Keep to the lines from the line containing "Write a component" through the line containing "Chart.register(...registerables);": copy them exactly and leave every picture out.

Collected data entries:
[start]

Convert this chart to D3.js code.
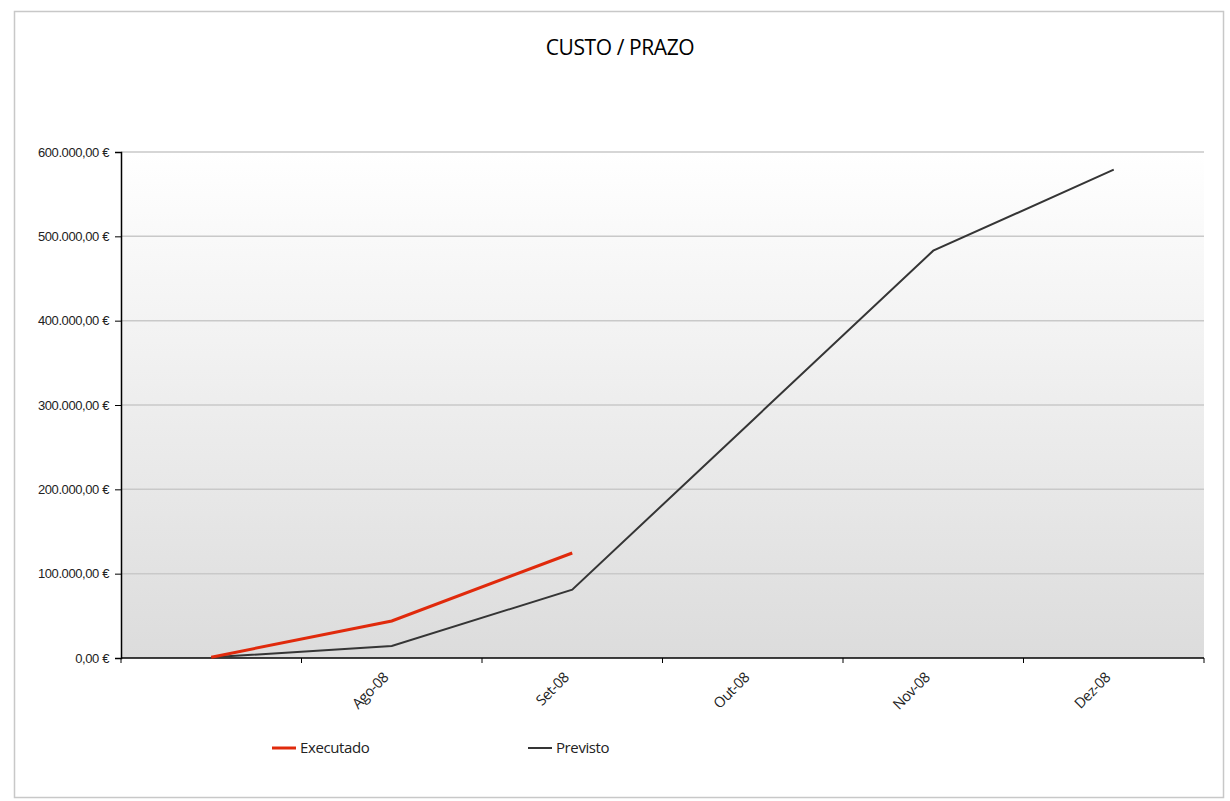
<!DOCTYPE html>
<html>
<head>
<meta charset="utf-8">
<script src="https://cdn.jsdelivr.net/npm/d3@7"></script>
<style>
  body { margin: 0; background: #fff; }
  svg { display: block; font-family: "Open Sans", "DejaVu Sans", sans-serif; }
  .axis text { fill: #222; }
</style>
</head>
<body>
<div id="chart"></div>
<script>
// categories (first month has no label in the source)
const months = ['', 'Ago-08', 'Set-08', 'Out-08', 'Nov-08', 'Dez-08'];
const executado = [1000, 43900, 124500];
const previsto = [800, 14200, 81100, 282000, 483000, 579000];
const yTicks = [0, 100000, 200000, 300000, 400000, 500000, 600000];
const seriesNames = ['Executado', 'Previsto'];
const seriesColors = ['#e02a0c', '#353535'];

const W = 1230, H = 801;
const m = { t: 152, r: 26, b: 143, l: 121 };

const svg = d3.select('#chart').append('svg').attr('width', W).attr('height', H);

// outer frame
svg.append('rect').attr('x', 14.5).attr('y', 11.5).attr('width', 1209).attr('height', 786)
  .attr('fill', '#fff').attr('stroke', '#c8c8c8').attr('stroke-width', 1.5);

svg.append('text').attr('x', 620).attr('y', 55).attr('text-anchor', 'middle')
  .attr('font-size', 21).attr('font-weight', 500).attr('fill', '#000')
  .attr('letter-spacing', -0.4).text('CUSTO / PRAZO');

const x = d3.scaleBand().domain(d3.range(months.length)).range([m.l, W - m.r]);
const y = d3.scaleLinear().domain([0, 600000]).range([H - m.b, m.t]);

const grad = svg.append('defs').append('linearGradient').attr('id', 'bg')
  .attr('x1', 0).attr('y1', 0).attr('x2', 0).attr('y2', 1);
grad.append('stop').attr('offset', 0).attr('stop-color', '#ffffff');
grad.append('stop').attr('offset', 1).attr('stop-color', '#dcdcdc');

svg.append('rect').attr('x', m.l).attr('y', m.t)
  .attr('width', W - m.r - m.l).attr('height', y(0) - m.t).attr('fill', 'url(#bg)');

// gridlines
svg.append('g').selectAll('line').data(yTicks.slice(1)).join('line')
  .attr('x1', m.l).attr('x2', W - m.r).attr('y1', d => y(d)).attr('y2', d => y(d))
  .attr('stroke', '#c9c9c9').attr('stroke-width', 1.5);

const loc = d3.formatLocale({ decimal: ',', thousands: '.', grouping: [3], currency: ['', ' €'] });
const fmt = loc.format('$,.2f');

// y axis
const ya = svg.append('g').attr('class', 'axis').attr('transform', `translate(${m.l},0)`)
  .call(d3.axisLeft(y).tickValues(yTicks).tickFormat(fmt).tickSize(6).tickPadding(6));
ya.select('.domain').attr('stroke', '#000').attr('stroke-width', 1.5);
ya.selectAll('.tick line').attr('stroke', '#000');
ya.selectAll('text').attr('font-size', 13).attr('letter-spacing', -0.4);

// x axis: ticks at band boundaries, labels at centres
const bounds = d3.range(months.length + 1).map(i => m.l + i * x.step());
const xa = svg.append('g').attr('class', 'axis');
xa.append('line').attr('x1', m.l).attr('x2', W - m.r).attr('y1', y(0)).attr('y2', y(0))
  .attr('stroke', '#000').attr('stroke-width', 1.5);
xa.selectAll('line.tk').data(bounds).join('line').attr('class', 'tk')
  .attr('x1', d => d).attr('x2', d => d).attr('y1', y(0)).attr('y2', y(0) + 5)
  .attr('stroke', '#000');
xa.selectAll('text').data(months).join('text')
  .attr('transform', (d, i) => `translate(${x(i) + x.bandwidth() / 2 - 6},${y(0) + 17}) rotate(-45)`)
  .attr('text-anchor', 'end').attr('dy', '0.35em')
  .attr('font-size', 14.5).attr('letter-spacing', -0.5).text(d => d);

// lines
const line = d3.line().x((d, i) => x(i) + x.bandwidth() / 2).y(d => y(d));
svg.append('path').datum(previsto).attr('d', line)
  .attr('fill', 'none').attr('stroke', seriesColors[1]).attr('stroke-width', 2);
svg.append('path').datum(executado).attr('d', line)
  .attr('fill', 'none').attr('stroke', seriesColors[0]).attr('stroke-width', 3);

// legend
const legX = [272, 528];
const leg = svg.append('g').selectAll('g').data(seriesNames).join('g')
  .attr('transform', (d, i) => `translate(${legX[i]},748)`);
leg.append('line').attr('x1', 0).attr('x2', 24).attr('y1', 0).attr('y2', 0)
  .attr('stroke', (d, i) => seriesColors[i]).attr('stroke-width', (d, i) => i ? 2 : 3);
leg.append('text').attr('x', 28).attr('dy', '0.35em').attr('font-size', 15)
  .attr('letter-spacing', -0.4).attr('fill', '#222').text(d => d);
</script>
</body>
</html>
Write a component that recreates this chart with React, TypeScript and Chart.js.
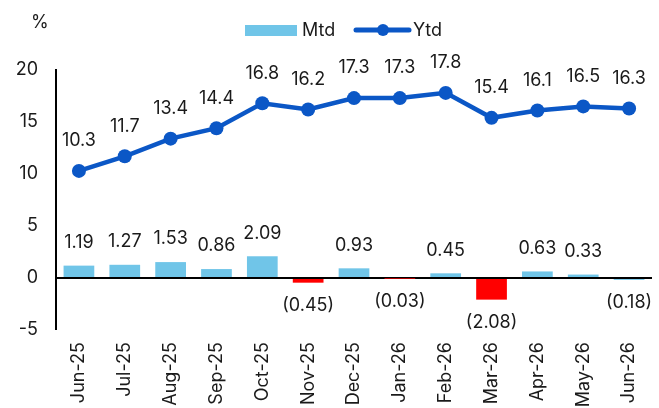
import React, { useEffect, useRef } from "react";
import { Chart, registerables } from "chart.js";

Chart.register(...registerables);

const months = [
  "Jun-25", "Jul-25", "Aug-25", "Sep-25", "Oct-25", "Nov-25", "Dec-25",
  "Jan-26", "Feb-26", "Mar-26", "Apr-26", "May-26", "Jun-26",
];
const mtd = [1.19, 1.27, 1.53, 0.86, 2.09, -0.45, 0.93, -0.03, 0.45, -2.08, 0.63, 0.33, -0.18];
const ytd = [10.3, 11.7, 13.4, 14.4, 16.8, 16.2, 17.3, 17.3, 17.8, 15.4, 16.1, 16.5, 16.3];
const mtdColors = [
  "#70C5E8", "#70C5E8", "#70C5E8", "#70C5E8", "#70C5E8", "#FF0000", "#70C5E8",
  "#FF0000", "#70C5E8", "#FF0000", "#70C5E8", "#70C5E8", "#70C5E8",
];
const yTicks = [-5, 0, 5, 10, 15, 20];

const FONT = "Inter, 'Noto Sans', sans-serif";
const FONT_SIZE = 18;
const TEXT = "#1a1a1a";
const LINE_BLUE = "#0B57C6";
const BAR_BLUE = "#70C5E8";

const fmtMtd = (v: number) => (v < 0 ? `(${Math.abs(v).toFixed(2)})` : v.toFixed(2));

const labelsPlugin = {
  id: "valueLabels",
  afterDatasetsDraw(chart: any) {
    const ctx = chart.ctx;
    ctx.save();
    ctx.font = `${FONT_SIZE}px ${FONT}`;
    ctx.fillStyle = TEXT;
    ctx.textAlign = "center";
    ctx.textBaseline = "middle";
    chart.getDatasetMeta(0).data.forEach((bar: any, i: number) => {
      const v = mtd[i];
      const y = v < 0 ? bar.y + 23 : bar.y - 23;
      ctx.fillText(fmtMtd(v), bar.x, y);
    });
    chart.getDatasetMeta(1).data.forEach((pt: any, i: number) => {
      ctx.fillText(ytd[i].toFixed(1), pt.x, pt.y - 30);
    });
    ctx.restore();
  },
};

const legendPlugin = {
  id: "topLegend",
  afterDraw(chart: any) {
    const ctx = chart.ctx;
    ctx.save();
    ctx.font = `${FONT_SIZE}px ${FONT}`;
    ctx.fillStyle = TEXT;
    ctx.textBaseline = "middle";
    ctx.textAlign = "left";
    ctx.fillText("%", 31, 23);
    // Mtd swatch
    ctx.fillStyle = BAR_BLUE;
    ctx.fillRect(245, 25, 52, 11);
    ctx.fillStyle = TEXT;
    ctx.fillText("Mtd", 302, 31);
    // Ytd swatch
    ctx.strokeStyle = LINE_BLUE;
    ctx.lineWidth = 5;
    ctx.lineCap = "round";
    ctx.beginPath();
    ctx.moveTo(356, 30);
    ctx.lineTo(409, 30);
    ctx.stroke();
    ctx.fillStyle = LINE_BLUE;
    ctx.beginPath();
    ctx.arc(383, 30, 6, 0, Math.PI * 2);
    ctx.fill();
    ctx.fillStyle = TEXT;
    ctx.fillText("Ytd", 413, 31);
    ctx.restore();
  },
};

export default function App() {
  const ref = useRef<HTMLCanvasElement | null>(null);

  useEffect(() => {
    if (!ref.current) return;
    const chart = new Chart(ref.current, {
      type: "bar",
      data: {
        labels: months,
        datasets: [
          {
            type: "bar",
            label: "Mtd",
            data: mtd,
            backgroundColor: mtdColors,
            barPercentage: 0.67,
            categoryPercentage: 1,
            order: 1,
          },
          {
            type: "line",
            label: "Ytd",
            data: ytd,
            borderColor: LINE_BLUE,
            backgroundColor: LINE_BLUE,
            borderWidth: 4.5,
            pointRadius: 7,
            pointBackgroundColor: LINE_BLUE,
            pointBorderWidth: 0,
            tension: 0,
            order: 0,
          },
        ],
      },
      options: {
        responsive: false,
        animation: false,
        layout: { padding: { top: 70, right: 4, left: 0, bottom: 0 } },
        plugins: {
          legend: { display: false },
          tooltip: { enabled: false },
        },
        scales: {
          x: {
            offset: true,
            grid: { display: false, drawTicks: false },
            border: { display: false },
            ticks: {
              color: TEXT,
              font: { family: FONT, size: FONT_SIZE },
              minRotation: 90,
              maxRotation: 90,
              padding: 12,
              autoSkip: false,
            },
            afterFit: (s: any) => {
              s.height = 78;
              s.paddingLeft = 0;
              s.paddingRight = 0;
            },
          },
          y: {
            min: -5,
            max: 20,
            afterBuildTicks: (s: any) => {
              s.ticks = yTicks.map((v) => ({ value: v }));
            },
            grid: {
              drawTicks: false,
              color: (c: any) => (c.tick && c.tick.value === 0 ? "#000" : "rgba(0,0,0,0)"),
              lineWidth: (c: any) => (c.tick && c.tick.value === 0 ? 2 : 0),
            },
            border: { display: true, color: "#000", width: 2 },
            ticks: {
              color: TEXT,
              font: { family: FONT, size: FONT_SIZE },
              padding: 18,
            },
            afterFit: (s: any) => {
              s.width = 56;
            },
          },
        },
      },
      plugins: [labelsPlugin, legendPlugin],
    });
    return () => chart.destroy();
  }, []);

  return (
    <div style={{ position: "fixed", left: 0, top: 0, width: 659, height: 408, background: "#fff" }}>
      <canvas ref={ref} width={659} height={408} />
    </div>
  );
}
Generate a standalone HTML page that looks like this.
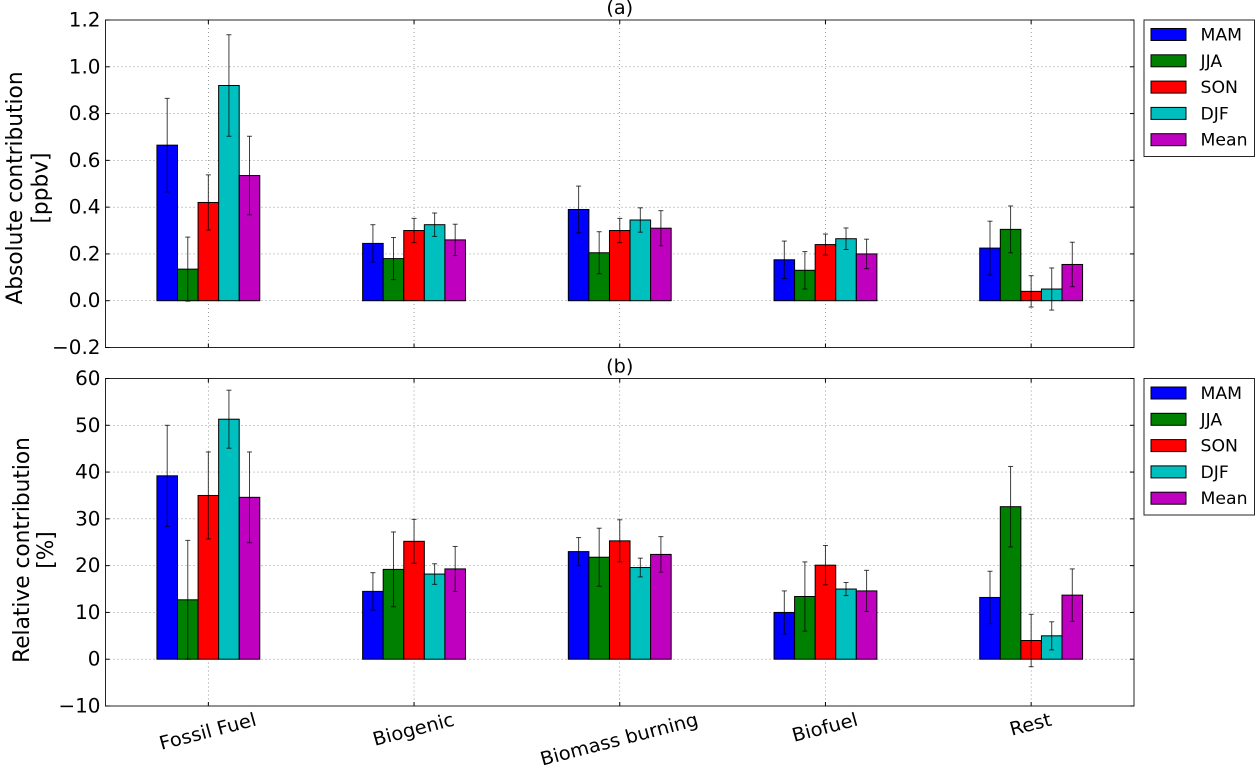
<!DOCTYPE html>
<html>
<head>
<meta charset="utf-8">
<title>Seasonal contribution by source</title>
<style>
html,body{margin:0;padding:0;background:#fff;}
svg{display:block;font-family:"DejaVu Sans","Liberation Sans",sans-serif;fill:#000;}
</style>
</head>
<body>
<svg id="chart" xmlns="http://www.w3.org/2000/svg" width="1256" height="768" viewBox="0 0 1256 768"></svg>
<script>
const categories = ["Fossil Fuel", "Biogenic", "Biomass burning", "Biofuel", "Rest"];
const seasons = ["MAM", "JJA", "SON", "DJF", "Mean"];
const colors = ["#0000ff", "#008000", "#ff0000", "#00bfbf", "#bf00bf"];

const absTicks = [-0.2, 0.0, 0.2, 0.4, 0.6, 0.8, 1.0, 1.2];
const absTickLabels = ["\u22120.2", "0.0", "0.2", "0.4", "0.6", "0.8", "1.0", "1.2"];
const absMam = [0.665, 0.245, 0.39, 0.175, 0.225];
const absJja = [0.135, 0.18, 0.205, 0.13, 0.305];
const absSon = [0.42, 0.30, 0.30, 0.24, 0.04];
const absDjf = [0.92, 0.325, 0.345, 0.265, 0.05];
const absMean = [0.535, 0.26, 0.31, 0.20, 0.155];
const absMamErr = [0.20, 0.08, 0.10, 0.08, 0.115];
const absJjaErr = [0.137, 0.09, 0.09, 0.08, 0.10];
const absSonErr = [0.118, 0.052, 0.052, 0.045, 0.067];
const absDjfErr = [0.217, 0.05, 0.052, 0.046, 0.09];
const absMeanErr = [0.168, 0.067, 0.075, 0.063, 0.095];

const relTicks = [-10, 0, 10, 20, 30, 40, 50, 60];
const relTickLabels = ["\u221210", "0", "10", "20", "30", "40", "50", "60"];
const relMam = [39.2, 14.5, 23.0, 10.0, 13.2];
const relJja = [12.7, 19.2, 21.8, 13.4, 32.6];
const relSon = [35.0, 25.2, 25.3, 20.1, 4.0];
const relDjf = [51.3, 18.2, 19.6, 15.0, 5.0];
const relMean = [34.6, 19.3, 22.4, 14.6, 13.7];
const relMamErr = [10.8, 4.0, 3.0, 4.6, 5.6];
const relJjaErr = [12.7, 8.0, 6.2, 7.4, 8.6];
const relSonErr = [9.3, 4.7, 4.5, 4.2, 5.6];
const relDjfErr = [6.2, 2.2, 2.0, 1.4, 3.0];
const relMeanErr = [9.7, 4.8, 3.8, 4.4, 5.6];

const NS = "http://www.w3.org/2000/svg";
const root = document.getElementById("chart");
const STRETCH = 1.04;

function make(parent, tag, attrs, text) {
  const el = document.createElementNS(NS, tag);
  for (const k in attrs) el.setAttribute(k, attrs[k]);
  if (text !== undefined) el.textContent = text;
  parent.appendChild(el);
  return el;
}
function named(el, name, inter) {
  
  
  return el;
}
function place(x, y, rot) {
  return "translate(" + x + "," + y + ") scale(" + STRETCH + ",1)" + (rot ? " rotate(" + rot + ")" : "");
}

const L = 105.5, R = 1134;
function xScale(v) { return L + (v + 0.5) / 5 * (R - L); }

function drawPanel(cfg) {
  const g = make(root, "g", {});
  named(g, cfg.id + "-panel", false);
  const yScale = v => cfg.bottom + (v - cfg.ymin) / (cfg.ymax - cfg.ymin) * (cfg.top - cfg.bottom);

  // grid
  cfg.ticks.forEach((t, i) => {
    const y = yScale(t);
    if (i > 0 && i < cfg.ticks.length - 1) {
      const gl = make(g, "line", {x1: L, x2: R, y1: y, y2: y, stroke: "#000", "stroke-width": 0.6, "stroke-dasharray": "1 3", "stroke-opacity": 0.65});
      named(gl, cfg.id + "-horizontal-gridline", false);
    }
  });
  categories.forEach((c, i) => {
    const x = xScale(i);
    const gl = make(g, "line", {x1: x, x2: x, y1: cfg.top, y2: cfg.bottom, stroke: "#000", "stroke-width": 0.6, "stroke-dasharray": "1 3", "stroke-opacity": 0.65});
    named(gl, cfg.id + "-vertical-gridline", false);
  });

  // bars
  const barW = (xScale(1) - xScale(0)) * 0.1;
  cfg.series.forEach((vals, s) => {
    vals.forEach((v, i) => {
      const x = xScale(i) + (s - 2.5) * barW;
      const y0 = yScale(0), y1 = yScale(v);
      const bar = make(g, "rect", {x: x, y: Math.min(y0, y1), width: barW, height: Math.abs(y1 - y0), fill: colors[s], stroke: "#000", "stroke-width": 1});
      named(bar, cfg.id + "-bar-" + seasons[s].toLowerCase(), false);
    });
  });
  // error bars
  cfg.series.forEach((vals, s) => {
    vals.forEach((v, i) => {
      const x = xScale(i) + (s - 2) * barW;
      const e = cfg.errors[s][i];
      const hi = yScale(v + e), lo = yScale(v - e);
      const eg = make(g, "g", {stroke: "#000", "stroke-width": 1, "stroke-opacity": 0.75});
      named(eg, cfg.id + "-error-bar-" + seasons[s].toLowerCase(), false);
      make(eg, "line", {x1: x, x2: x, y1: hi, y2: lo});
      make(eg, "line", {x1: x - 2.5, x2: x + 2.5, y1: hi, y2: hi});
      make(eg, "line", {x1: x - 2.5, x2: x + 2.5, y1: lo, y2: lo});
    });
  });

  // ticks
  cfg.ticks.forEach((t, i) => {
    const y = yScale(t);
    const a = make(g, "line", {x1: L, x2: L + 4, y1: y, y2: y, stroke: "#000", "stroke-width": 1});
    named(a, cfg.id + "-y-tick", false);
    const b = make(g, "line", {x1: R, x2: R - 4, y1: y, y2: y, stroke: "#000", "stroke-width": 1});
    named(b, cfg.id + "-y-tick-right", false);
    const lab = make(g, "text", {transform: place(L - 5, y + 6.5), "text-anchor": "end", "font-size": 19.2}, cfg.tickLabels[i]);
    named(lab, cfg.id + "-y-tick-label", false);
  });
  categories.forEach((c, i) => {
    const x = xScale(i);
    const a = make(g, "line", {x1: x, x2: x, y1: cfg.bottom, y2: cfg.bottom - 4, stroke: "#000", "stroke-width": 1});
    named(a, cfg.id + "-x-tick", false);
    const b = make(g, "line", {x1: x, x2: x, y1: cfg.top, y2: cfg.top + 4, stroke: "#000", "stroke-width": 1});
    named(b, cfg.id + "-x-tick-top", false);
  });

  // frame
  const frame = make(g, "rect", {x: L, y: cfg.top, width: R - L, height: cfg.bottom - cfg.top, fill: "none", stroke: "#000", "stroke-opacity": 0.85, "stroke-width": 1});
  named(frame, cfg.id + "-axes-frame", false);

  // title
  const title = make(g, "text", {transform: place((L + R) / 2, cfg.top - 6), "text-anchor": "middle", "font-size": 18.5}, cfg.title);
  named(title, cfg.id + "-title", false);

  // y label (two lines)
  const l1 = make(g, "text", {transform: place(cfg.labelX1, cfg.labelY, -90), "text-anchor": "middle", "font-size": 21.7}, cfg.label1);
  named(l1, cfg.id + "-y-axis-title", false);
  const l2 = make(g, "text", {transform: place(cfg.labelX2, cfg.labelY, -90), "text-anchor": "middle", "font-size": 21.7}, cfg.label2);
  named(l2, cfg.id + "-y-axis-unit", false);

  // legend
  const lg = make(g, "g", {});
  named(lg, cfg.id + "-legend", false);
  const lb = make(lg, "rect", {x: 1144, y: cfg.top, width: 110.5, height: 136.5, fill: "#fff", stroke: "#000", "stroke-opacity": 0.85, "stroke-width": 1});
  named(lb, cfg.id + "-legend-frame", false);
  seasons.forEach((s, i) => {
    const cy = cfg.top + 14.5 + i * 26.3;
    const e = make(lg, "g", {});
    named(e, cfg.id + "-legend-entry-" + s.toLowerCase(), false);
    make(e, "rect", {x: 1151, y: cy - 6, width: 35, height: 12, fill: colors[i], stroke: "#000", "stroke-width": 1});
    make(e, "text", {transform: place(1200.5, cy + 6), "font-size": 16.6}, s);
  });
}

drawPanel({
  id: "absolute", top: 20, bottom: 347.5, ymin: -0.2, ymax: 1.2,
  ticks: absTicks, tickLabels: absTickLabels,
  series: [absMam, absJja, absSon, absDjf, absMean],
  errors: [absMamErr, absJjaErr, absSonErr, absDjfErr, absMeanErr],
  title: "(a)", label1: "Absolute contribution", label2: "[ppbv]",
  labelX1: 22, labelX2: 47.5, labelY: 188
});
drawPanel({
  id: "relative", top: 378.5, bottom: 706, ymin: -10, ymax: 60,
  ticks: relTicks, tickLabels: relTickLabels,
  series: [relMam, relJja, relSon, relDjf, relMean],
  errors: [relMamErr, relJjaErr, relSonErr, relDjfErr, relMeanErr],
  title: "(b)", label1: "Relative contribution", label2: "[%]",
  labelX1: 29, labelX2: 53, labelY: 550
});

// rotated category labels, top-aligned like the source axis
categories.forEach((c, i) => {
  const t = make(root, "text", {"text-anchor": "middle", "font-size": 18.7, "dominant-baseline": "central"}, c);
  
  
  const w = t.getComputedTextLength();
  const rad = 15 * Math.PI / 180;
  t.setAttribute("transform", place(xScale(i) - 0.5, 719.5 + w * Math.sin(rad) / 2, -15));
});
</script>
</body>
</html>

[end]

◆ **Solution for this problem**
Write a component that recreates this chart with React, TypeScript and Chart.js.
import React, { useEffect, useRef } from "react";
import { Chart, registerables } from "chart.js";

Chart.register(...registerables);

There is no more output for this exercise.